El centro de la propuesta de Jesús que se nos muestra en el evangelio es el llamado a comprometer nuestra vida con el destino de la vida de los otros; defender, como lo hizo Jesús, el cuidado de la salud, pues sus “milagros” enfatizan el cuidado de la vida mediante el cuidado de la salud. Aún estamos inmersos en tiempo de pandemia y lo vivido deberá permanecer como aprendizaje casi que forzado de que el cuidado de la vida implica el cuidado de la salud y que el cuidado de la salud compromete recursos y posibilidades para la atención sanitaria de todas las personas, sin ningún tipo de restricciones o exclusiones.

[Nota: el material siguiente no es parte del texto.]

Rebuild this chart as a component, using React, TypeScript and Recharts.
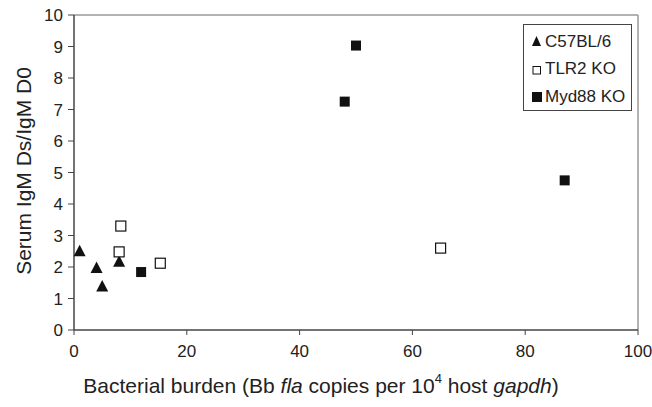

El evangelio de hoy tiene como centro los valores del amor y la vida; es un “grito” que emerge desde la contestación de Jesús al doctor de la ley como respuesta a nuestra pregunta inicial: ¿Qué nos define como personas religiosas? ¿Cuál es el centro de la religión? Y la respuesta no es otra: el centro mismo de la religión es el cuidado de la vida, de la propia pero también de la vida amenazada de los que menos chances tienen en nuestra sociedad. Este amor concreto transforma en signos de credibilidad el discipulado de aquellos que nos sentimos parte del movimiento y de la propuesta de Jesús de Nazareth.
El Reino de Dios es por la vida y la dignidad de todas las personas y esto debe manifestarse en nuestra liturgia, en nuestra espiritualidad y especialmente en la forma que tenemos que vivir nuestra cotidianidad.
¡Que Dios, fuente de vida, nos ilumine y fortalezca!